> _GIVEN MATERIAL_
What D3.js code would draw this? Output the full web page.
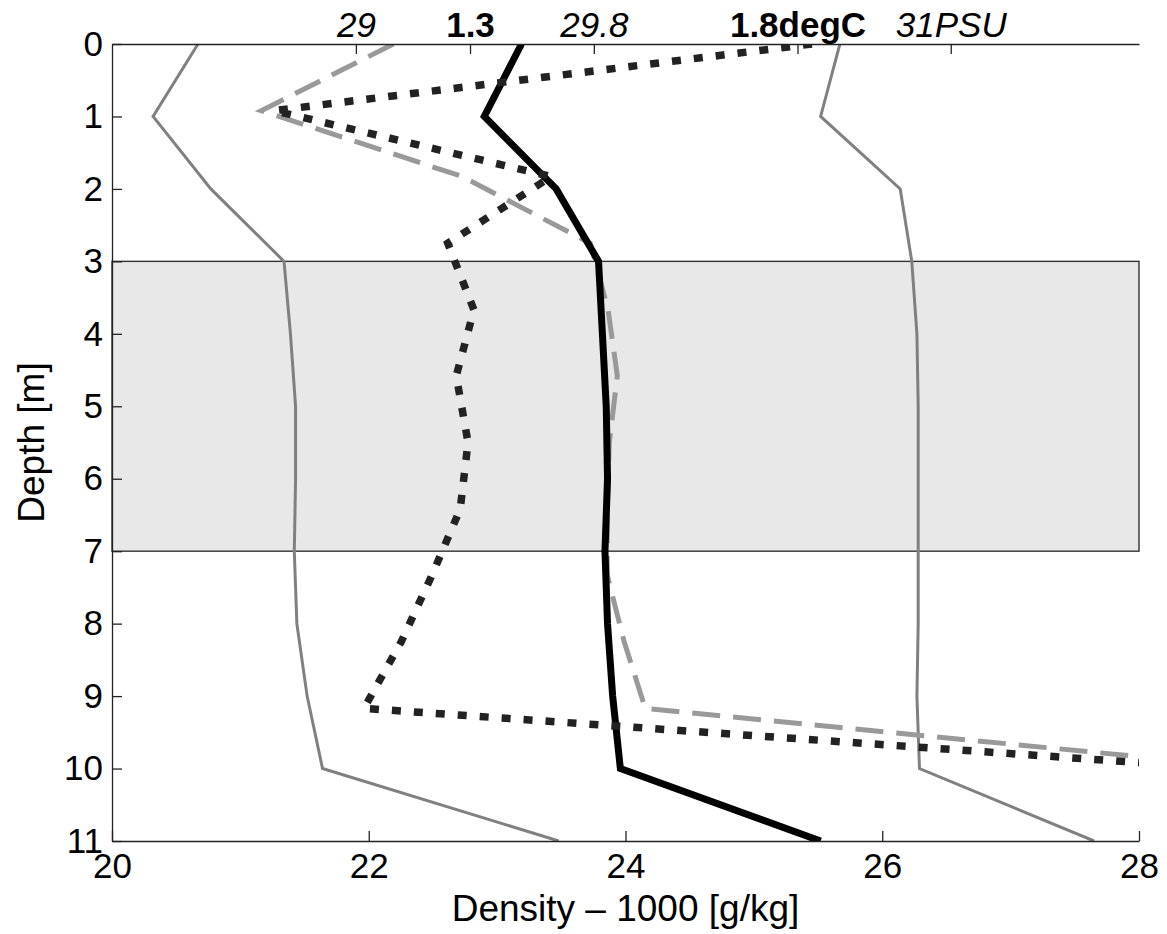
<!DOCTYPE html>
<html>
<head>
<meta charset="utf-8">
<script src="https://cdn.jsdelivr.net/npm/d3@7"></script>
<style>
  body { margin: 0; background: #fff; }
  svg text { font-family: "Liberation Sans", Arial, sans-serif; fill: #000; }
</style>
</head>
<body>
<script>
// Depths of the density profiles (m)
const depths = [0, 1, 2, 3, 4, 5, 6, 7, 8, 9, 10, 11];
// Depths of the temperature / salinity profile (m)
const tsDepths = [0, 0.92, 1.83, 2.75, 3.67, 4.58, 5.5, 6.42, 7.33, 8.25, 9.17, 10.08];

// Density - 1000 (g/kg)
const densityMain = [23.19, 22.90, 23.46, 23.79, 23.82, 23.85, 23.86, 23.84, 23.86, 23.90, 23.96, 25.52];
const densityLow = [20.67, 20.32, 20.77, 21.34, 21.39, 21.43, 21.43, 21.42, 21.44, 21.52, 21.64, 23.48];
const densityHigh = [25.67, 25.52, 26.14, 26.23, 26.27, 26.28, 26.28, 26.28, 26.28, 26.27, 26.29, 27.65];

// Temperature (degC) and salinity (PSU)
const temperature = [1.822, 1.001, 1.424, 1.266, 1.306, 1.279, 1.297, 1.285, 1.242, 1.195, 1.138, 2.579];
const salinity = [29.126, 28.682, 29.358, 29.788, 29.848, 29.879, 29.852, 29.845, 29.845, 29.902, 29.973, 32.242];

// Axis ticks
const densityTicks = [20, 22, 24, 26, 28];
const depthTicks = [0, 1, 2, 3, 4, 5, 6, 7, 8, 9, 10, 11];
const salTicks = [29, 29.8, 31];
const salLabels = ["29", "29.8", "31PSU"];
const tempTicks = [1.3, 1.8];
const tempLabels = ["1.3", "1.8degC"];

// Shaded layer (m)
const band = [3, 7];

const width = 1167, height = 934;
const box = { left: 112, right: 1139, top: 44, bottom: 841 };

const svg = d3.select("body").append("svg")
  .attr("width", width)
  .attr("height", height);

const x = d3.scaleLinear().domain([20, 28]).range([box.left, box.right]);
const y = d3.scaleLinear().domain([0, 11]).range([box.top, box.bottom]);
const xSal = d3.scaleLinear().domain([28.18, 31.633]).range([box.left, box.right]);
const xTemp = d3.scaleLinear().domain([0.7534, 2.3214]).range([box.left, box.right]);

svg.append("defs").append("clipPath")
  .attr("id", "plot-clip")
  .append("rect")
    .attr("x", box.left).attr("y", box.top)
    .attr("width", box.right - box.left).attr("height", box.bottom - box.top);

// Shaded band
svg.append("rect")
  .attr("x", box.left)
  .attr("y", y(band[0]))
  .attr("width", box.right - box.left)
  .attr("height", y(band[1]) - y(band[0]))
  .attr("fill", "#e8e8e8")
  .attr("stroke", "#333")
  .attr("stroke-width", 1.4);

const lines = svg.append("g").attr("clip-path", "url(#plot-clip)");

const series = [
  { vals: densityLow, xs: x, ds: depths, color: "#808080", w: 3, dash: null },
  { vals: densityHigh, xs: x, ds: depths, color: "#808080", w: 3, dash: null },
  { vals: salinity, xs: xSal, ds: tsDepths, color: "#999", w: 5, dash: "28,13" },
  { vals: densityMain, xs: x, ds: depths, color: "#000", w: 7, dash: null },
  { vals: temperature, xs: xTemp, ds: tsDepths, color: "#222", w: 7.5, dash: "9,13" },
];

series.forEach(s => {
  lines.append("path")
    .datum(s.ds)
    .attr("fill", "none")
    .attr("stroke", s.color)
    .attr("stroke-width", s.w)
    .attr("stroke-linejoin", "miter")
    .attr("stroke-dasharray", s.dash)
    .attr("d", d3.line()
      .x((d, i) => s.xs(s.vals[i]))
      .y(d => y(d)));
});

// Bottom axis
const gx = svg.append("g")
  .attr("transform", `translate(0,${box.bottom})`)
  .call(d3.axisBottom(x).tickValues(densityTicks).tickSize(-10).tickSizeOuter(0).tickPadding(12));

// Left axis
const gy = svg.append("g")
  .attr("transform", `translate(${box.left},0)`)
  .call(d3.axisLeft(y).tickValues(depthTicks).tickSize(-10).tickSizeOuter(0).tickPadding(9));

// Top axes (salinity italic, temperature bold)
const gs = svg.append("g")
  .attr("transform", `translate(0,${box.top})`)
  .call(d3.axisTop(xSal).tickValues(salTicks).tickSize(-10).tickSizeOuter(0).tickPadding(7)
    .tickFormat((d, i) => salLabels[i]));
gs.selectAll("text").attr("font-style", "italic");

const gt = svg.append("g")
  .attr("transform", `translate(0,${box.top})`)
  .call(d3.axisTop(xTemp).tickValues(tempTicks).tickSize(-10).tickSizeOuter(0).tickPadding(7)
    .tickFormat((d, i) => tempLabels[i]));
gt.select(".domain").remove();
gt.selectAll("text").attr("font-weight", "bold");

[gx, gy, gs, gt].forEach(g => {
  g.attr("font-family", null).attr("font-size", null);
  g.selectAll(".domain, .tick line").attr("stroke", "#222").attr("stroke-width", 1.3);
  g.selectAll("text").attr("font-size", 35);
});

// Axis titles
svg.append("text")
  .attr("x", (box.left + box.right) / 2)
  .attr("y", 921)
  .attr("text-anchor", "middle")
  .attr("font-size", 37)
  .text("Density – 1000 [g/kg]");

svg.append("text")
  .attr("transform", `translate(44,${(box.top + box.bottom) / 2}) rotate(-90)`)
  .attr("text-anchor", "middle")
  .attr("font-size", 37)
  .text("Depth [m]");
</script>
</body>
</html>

> _REQUIRED WORK_
Copy out all of the material exactly as written, without its pictures.

> _EXERCISE RESPONSE_
What D3.js code would draw this? Output the full web page.
<!DOCTYPE html>
<html>
<head>
<meta charset="utf-8">
<script src="https://cdn.jsdelivr.net/npm/d3@7"></script>
<style>
  body { margin: 0; background: #fff; }
  svg text { font-family: "Liberation Sans", Arial, sans-serif; fill: #000; }
</style>
</head>
<body>
<script>
// Depths of the density profiles (m)
const depths = [0, 1, 2, 3, 4, 5, 6, 7, 8, 9, 10, 11];
// Depths of the temperature / salinity profile (m)
const tsDepths = [0, 0.92, 1.83, 2.75, 3.67, 4.58, 5.5, 6.42, 7.33, 8.25, 9.17, 10.08];

// Density - 1000 (g/kg)
const densityMain = [23.19, 22.90, 23.46, 23.79, 23.82, 23.85, 23.86, 23.84, 23.86, 23.90, 23.96, 25.52];
const densityLow = [20.67, 20.32, 20.77, 21.34, 21.39, 21.43, 21.43, 21.42, 21.44, 21.52, 21.64, 23.48];
const densityHigh = [25.67, 25.52, 26.14, 26.23, 26.27, 26.28, 26.28, 26.28, 26.28, 26.27, 26.29, 27.65];

// Temperature (degC) and salinity (PSU)
const temperature = [1.822, 1.001, 1.424, 1.266, 1.306, 1.279, 1.297, 1.285, 1.242, 1.195, 1.138, 2.579];
const salinity = [29.126, 28.682, 29.358, 29.788, 29.848, 29.879, 29.852, 29.845, 29.845, 29.902, 29.973, 32.242];

// Axis ticks
const densityTicks = [20, 22, 24, 26, 28];
const depthTicks = [0, 1, 2, 3, 4, 5, 6, 7, 8, 9, 10, 11];
const salTicks = [29, 29.8, 31];
const salLabels = ["29", "29.8", "31PSU"];
const tempTicks = [1.3, 1.8];
const tempLabels = ["1.3", "1.8degC"];

// Shaded layer (m)
const band = [3, 7];

const width = 1167, height = 934;
const box = { left: 112, right: 1139, top: 44, bottom: 841 };

const svg = d3.select("body").append("svg")
  .attr("width", width)
  .attr("height", height);

const x = d3.scaleLinear().domain([20, 28]).range([box.left, box.right]);
const y = d3.scaleLinear().domain([0, 11]).range([box.top, box.bottom]);
const xSal = d3.scaleLinear().domain([28.18, 31.633]).range([box.left, box.right]);
const xTemp = d3.scaleLinear().domain([0.7534, 2.3214]).range([box.left, box.right]);

svg.append("defs").append("clipPath")
  .attr("id", "plot-clip")
  .append("rect")
    .attr("x", box.left).attr("y", box.top)
    .attr("width", box.right - box.left).attr("height", box.bottom - box.top);

// Shaded band
svg.append("rect")
  .attr("x", box.left)
  .attr("y", y(band[0]))
  .attr("width", box.right - box.left)
  .attr("height", y(band[1]) - y(band[0]))
  .attr("fill", "#e8e8e8")
  .attr("stroke", "#333")
  .attr("stroke-width", 1.4);

const lines = svg.append("g").attr("clip-path", "url(#plot-clip)");

const series = [
  { vals: densityLow, xs: x, ds: depths, color: "#808080", w: 3, dash: null },
  { vals: densityHigh, xs: x, ds: depths, color: "#808080", w: 3, dash: null },
  { vals: salinity, xs: xSal, ds: tsDepths, color: "#999", w: 5, dash: "28,13" },
  { vals: densityMain, xs: x, ds: depths, color: "#000", w: 7, dash: null },
  { vals: temperature, xs: xTemp, ds: tsDepths, color: "#222", w: 7.5, dash: "9,13" },
];

series.forEach(s => {
  lines.append("path")
    .datum(s.ds)
    .attr("fill", "none")
    .attr("stroke", s.color)
    .attr("stroke-width", s.w)
    .attr("stroke-linejoin", "miter")
    .attr("stroke-dasharray", s.dash)
    .attr("d", d3.line()
      .x((d, i) => s.xs(s.vals[i]))
      .y(d => y(d)));
});

// Bottom axis
const gx = svg.append("g")
  .attr("transform", `translate(0,${box.bottom})`)
  .call(d3.axisBottom(x).tickValues(densityTicks).tickSize(-10).tickSizeOuter(0).tickPadding(12));

// Left axis
const gy = svg.append("g")
  .attr("transform", `translate(${box.left},0)`)
  .call(d3.axisLeft(y).tickValues(depthTicks).tickSize(-10).tickSizeOuter(0).tickPadding(9));

// Top axes (salinity italic, temperature bold)
const gs = svg.append("g")
  .attr("transform", `translate(0,${box.top})`)
  .call(d3.axisTop(xSal).tickValues(salTicks).tickSize(-10).tickSizeOuter(0).tickPadding(7)
    .tickFormat((d, i) => salLabels[i]));
gs.selectAll("text").attr("font-style", "italic");

const gt = svg.append("g")
  .attr("transform", `translate(0,${box.top})`)
  .call(d3.axisTop(xTemp).tickValues(tempTicks).tickSize(-10).tickSizeOuter(0).tickPadding(7)
    .tickFormat((d, i) => tempLabels[i]));
gt.select(".domain").remove();
gt.selectAll("text").attr("font-weight", "bold");

[gx, gy, gs, gt].forEach(g => {
  g.attr("font-family", null).attr("font-size", null);
  g.selectAll(".domain, .tick line").attr("stroke", "#222").attr("stroke-width", 1.3);
  g.selectAll("text").attr("font-size", 35);
});

// Axis titles
svg.append("text")
  .attr("x", (box.left + box.right) / 2)
  .attr("y", 921)
  .attr("text-anchor", "middle")
  .attr("font-size", 37)
  .text("Density – 1000 [g/kg]");

svg.append("text")
  .attr("transform", `translate(44,${(box.top + box.bottom) / 2}) rotate(-90)`)
  .attr("text-anchor", "middle")
  .attr("font-size", 37)
  .text("Depth [m]");
</script>
</body>
</html>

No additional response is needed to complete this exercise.